Jack Edwards has been living out his dream since the 2005–06 NHL season working for NESN as a play-by-play announcer on the network’s Bruins broadcasts, but Saturday night he will help the Bruins pay tribute to the late Fred Cusick, the man who inspired that dream.

Cusick was the voice, first on radio and then on TV, of the Bruins for an astounding 45 years and Saturday, during the first media timeout of the second period, the club will dedicate the Bruins' home TV broadcast booth to Cusick by renaming it the “Fred Cusick Broadcast Booth.”

The club will also install a silver microphone encased in a black and gold frame on the facade beneath the home TV broadcast booth, which will be permanently displayed. It is similar to the microphone that already exists for Celtics legendary broadcaster Johnny Most.

For Edwards, who grew up idolizing Cusick and longtime Bruins radio voice Bob Wilson, the experience will be an honor.

“I’ll be humbled,” Edwards said when asked how he will feel calling the game and being part of the ceremony. “It’s funny, but sometimes in this job I still feel like a kid and I’ll feel like a kid again tonight when that booth is named for Fred. I’ll be asking myself, "What am I doing here?'”

As Edwards pointed out after the Bruins morning skate Saturday, Cusick is the founding father of Bruins TV broadcasts.

“If you think about presidents, and maybe you’re favorite president is Calvin Coolidge or maybe if you’re from New Hampshire it’s Franklin Pierce, but there’s only one George Washington,” he said. “Fred was, if you will, the father of our country. I have the job of my dreams, but he actually dreamed up the job. He literally went around to TV stations in Boston and said, 'Look, you gotta put this on TV!'

"I’m sure that there would be games on TV around New England now, but it wouldn’t be as far along as they are without Fred having built that foundation.”

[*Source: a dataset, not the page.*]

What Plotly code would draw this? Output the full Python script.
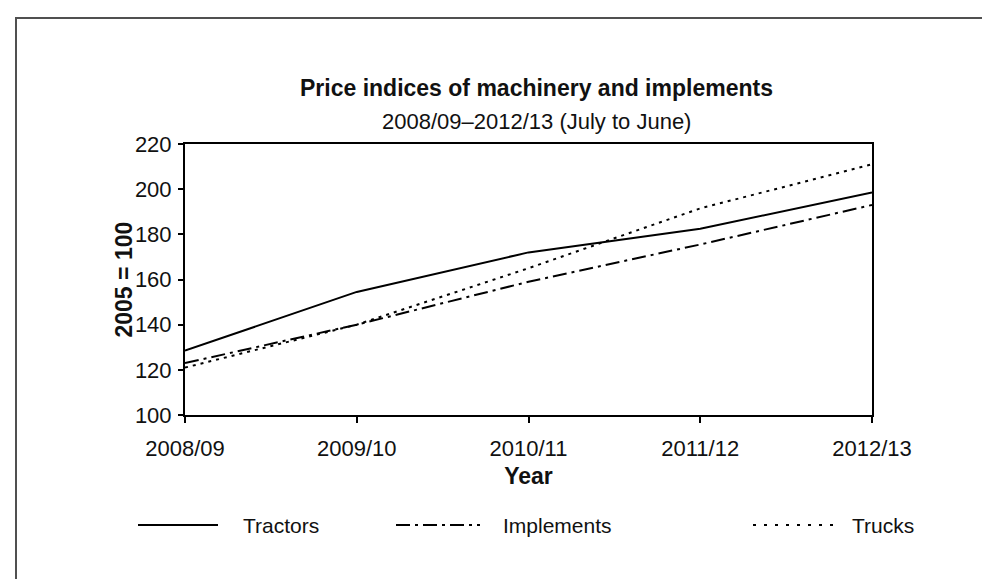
import plotly.graph_objects as go

years = ["2008/09", "2009/10", "2010/11", "2011/12", "2012/13"]
tractors = [128.5, 154.5, 172.0, 182.5, 198.5]
implements = [123.0, 140.0, 159.0, 175.5, 193.0]
trucks = [121.0, 140.0, 165.0, 191.5, 211.0]
y_ticks = [100, 120, 140, 160, 180, 200, 220]

series = [
    ("Tractors", tractors, "solid"),
    ("Implements", implements, "14px,5px,3px,5px"),
    ("Trucks", trucks, "3px,5px"),
]

FONT = "Liberation Sans, Arial, sans-serif"
INK = "#111111"

fig = go.Figure()
for name, vals, dash in series:
    fig.add_trace(go.Scatter(
        x=years, y=vals, name=name, mode="lines",
        line=dict(color="black", width=2, dash=dash),
        showlegend=False,
    ))

L, R, T, B = 177, 126, 136, 172
W, H = 990, 579
pw, ph = W - L - R, H - T - B

def px(x):
    return (x - L) / pw

def py(y):
    return (H - B - y) / ph

fig.update_layout(
    width=W, height=H,
    margin=dict(l=L, r=R, t=T, b=B),
    paper_bgcolor="white", plot_bgcolor="white",
    font=dict(family=FONT, size=22, color=INK),
    xaxis=dict(
        type="category", range=[0, len(years) - 1],
        showline=True, linecolor="black", linewidth=2, mirror=True,
        ticks="outside", ticklen=6, tickwidth=2, tickcolor="black",
        showgrid=False, zeroline=False,
        tickfont=dict(size=22, color=INK), ticklabelstandoff=7,
        title=dict(text="<b>Year</b>", font=dict(size=23, color=INK), standoff=7),
    ),
    yaxis=dict(
        range=[100, 220], tickvals=y_ticks,
        showline=True, linecolor="black", linewidth=2, mirror=True,
        ticks="outside", ticklen=5, tickwidth=2, tickcolor="black",
        showgrid=False, zeroline=False,
        tickfont=dict(size=22, color=INK), ticklabelstandoff=2,
    ),
)

# y-axis title placed next to the tick labels
fig.add_annotation(x=px(115), y=0.5, xref="paper", yref="paper",
                   xanchor="center", yanchor="middle", textangle=-90,
                   text="<b>2005 = 100</b>", showarrow=False,
                   font=dict(size=23, color=INK))

# titles
fig.add_annotation(x=px(528), y=py(80), xref="paper", yref="paper",
                   xanchor="center", yanchor="middle",
                   text="<b>Price indices of machinery and implements</b>",
                   showarrow=False, font=dict(size=23, color=INK))
fig.add_annotation(x=px(528), y=py(113), xref="paper", yref="paper",
                   xanchor="center", yanchor="middle",
                   text="2008/09\u20132012/13 (July to June)",
                   showarrow=False, font=dict(size=22, color=INK))

# legend drawn manually
legend_items = [
    ("Tractors", "solid", 130, 210, 233),
    ("Implements", "14px,5px,3px,5px", 388, 472, 493),
    ("Trucks", "3px,8px", 745, 825, 842),
]
ly = 517
for name, dash, x0, x1, tx in legend_items:
    fig.add_shape(type="line", xref="paper", yref="paper",
                  x0=px(x0), x1=px(x1), y0=py(ly), y1=py(ly),
                  line=dict(color="black", width=2, dash=dash))
    fig.add_annotation(x=px(tx), y=py(ly), xref="paper", yref="paper",
                       text=name, showarrow=False,
                       xanchor="left", yanchor="middle",
                       font=dict(size=21, color=INK))

# outer frame (partially cropped)
fig.add_shape(type="line", xref="paper", yref="paper",
              x0=px(8), x1=px(8), y0=py(9), y1=py(600),
              line=dict(color="#505050", width=2))
fig.add_shape(type="line", xref="paper", yref="paper",
              x0=px(7), x1=px(1000), y0=py(10), y1=py(10),
              line=dict(color="#505050", width=2))

fig.write_html("out.html")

Through the years, hockey media and broadcasting has evolved tremendously, but it is the pioneers like Cusick that paved the road and allowed for this evolution to occur.

“If you look at media through the years, everybody that follows the original generation gets exponentially smaller in their impact and it doesn’t matter how long anybody does this job, or how well they or others perceive they did it, there will only be one first guy who did it,” Edwards said. “And for Fred to not only have done it for so long and at such a high level, makes him not only a great one, more than a pillar, it makes him an icon of sports broadcasting — and especially in New England.”

Edwards suggested that those looking to aspire in the business — or even just Bruins and hockey fans — try to learn more about this great man who brought Bruins games to life in living rooms across New England.

“People should spend a little time and find out some things about him, maybe pick up his autobiography,” Edwards suggested. “He was an extraordinarily humble man and at the same time loved to play hockey in his younger years, adored the game. That came through every time he was behind that microphone.”